By Joshua Preston
Georgia Institute of Technology researchers have developed one of the most robust research methods currently available to allow robots to correctly pick up common objects based on how they should be used.
Whereas humans might touch a hot pan on a stove once and never forget the lesson, it’s more complex to train robots to apply such universal knowledge across different situations.
The new technique, called CAGE, or Context-Aware Grasping Engine, takes into consideration a range of factors – such as the task the object will be used for, whether the object is full or empty, what it’s made of, and its shape – so that a robot can learn the right way to grasp various objects in a given context. For example, it allows a robot to learn not to hold a hot cup of tea by its opening, or to handle a cooking pot differently based on whether it just left a stovetop or a cabinet.
“In order for robots to effectively perform object manipulation, a broad sense of contexts, including object and task constraints, needs to be accounted for,” said Weiyu Liu, lead researcher on CAGE and Ph.D. student in robotics.
Using CAGE, a robot is able to apply what it has learned to objects it’s never seen. For example, if trained to grasp a spatula by the handle to make a scooping motion, the robot is able to generalize this knowledge and know to grasp a mug by the handle and use it to scoop — if that was the programmed task — even if the robot has never encountered a mug before.
The research team, from the Robot Autonomy and Interactive Learning (RAIL) lab at Georgia Tech, validated their approach against three existing methods for teaching robots to handle objects. The team used a novel dataset consisting of 14,000 grasps for 44 objects, 7 tasks, and 6 different object states (e.g. objects contained solids, liquids, or were empty).
CAGE outperformed the other methods in a simulation by statistically significant margins, according to the researchers, highlighting the model’s ability to collectively reason about contextual information.
CAGE had an 86 percent success rate when averaged across tests looking at how well it identified context-aware grasps and if the model could generalize to new objects a robot had not seen previously. Among the existing methods, the highest success rate averaged 69 percent.
Liu said that the team’s model can rank grasp “candidates” for various contexts, ensuring that more suitable candidates are ranked higher than less suitable ones given a context. So a robot might, for example, learn to hand a sharp metal knife to a person handle-first, but hand over a plastic knife in any orientation due to its relative safety.
A final experiment evaluated the effectiveness of CAGE using a Fetch robot equipped with a camera, moving arm, and a parallel-jaw gripper. It performed almost perfectly in making a judgement on how to grasp objects for several distinct tasks, including scooping, pouring, lifting, and handing over an object, among others. If there was no suitable grasp for the given situation, the robot made no attempt in all cases.

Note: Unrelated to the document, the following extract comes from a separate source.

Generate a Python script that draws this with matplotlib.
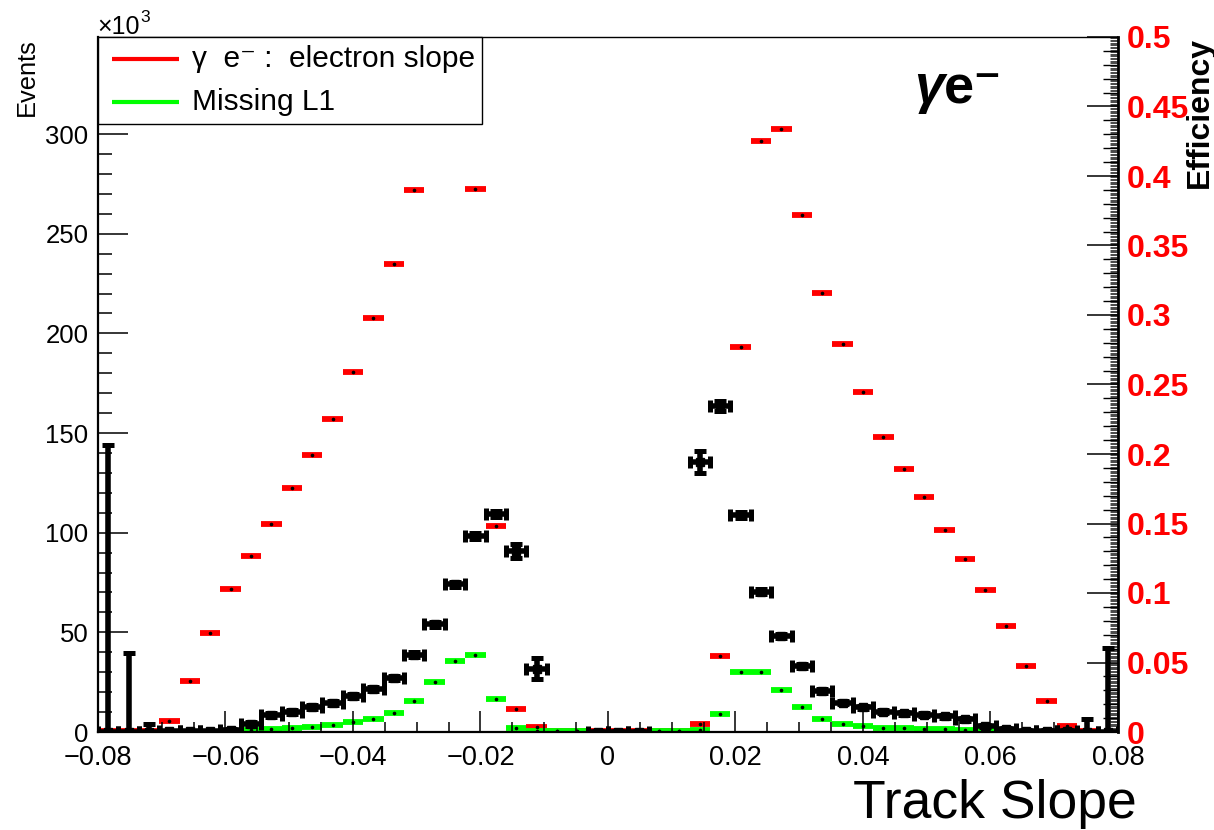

The work, developed by Liu, Angel Daruna, and Sonia Chernova, was accepted into the International Conference on Robotics and Automation, taking place virtually this June. The paper is titled CAGE: Context-Aware Grasping Engine and the research data is publicly available at https://github.com/wliu88/rail_semantic_grasping.
This work is supported in part by NSF IIS 1564080, NSF GRFP DGE-1650044, and ONR N000141612835. Any opinions, findings and conclusions or recommendations expressed in this material are those of the authors and do not necessarily reflect the views of the sponsors.